Thursday, January 10, 2013

I Don't Understand About Me and Books

       I've been reading books that I don't understand.
     
       I've been hearing the words and seeing the imagery, watching as people run and speak and sit and stretch out their hands for things that they don't believe in, but I won't sit with them. I'm too restless to wait for the feelings to align and tell me a truth other than this is what people feel, sometimes.

       I hate it. It is as if the truth is buzzing past my ear, the harsh, physical whine making me cringe away and swat at empty space. I should know! I should understand! If only I could grab myself by the hair and drag her back over to the storyteller's feet, make her stay put until she found the truth in the storyteller's voice, the listeners' eyes, the space between them. Instead I'm stuffing pretty poetry into a mouth that wants something completely different.

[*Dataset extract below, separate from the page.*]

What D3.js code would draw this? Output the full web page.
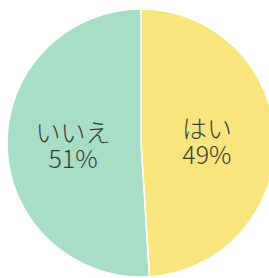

       At least I'm reading again. At least I am back, translating ink into words. Hopefully soon I will find myself translating the images into reality, and when the time comes, Future Self, seriously, re-read Sula, and Do Androids Dream of Electric Sheep. I know that they are talking about the same things but I can't... I can't put my finger on it and I don't have the patience to sit and steady my aim.

       They both tell stories of toil in the face of misery, opposites actually being the same, segregation, infidelity... Do Androids Dream of Electric Sheep delves into religion and artifice while Sula lingers over friendship and sexual femininity, but the two works resonate.

       ...Or maybe I'm insane. This is driving me insane!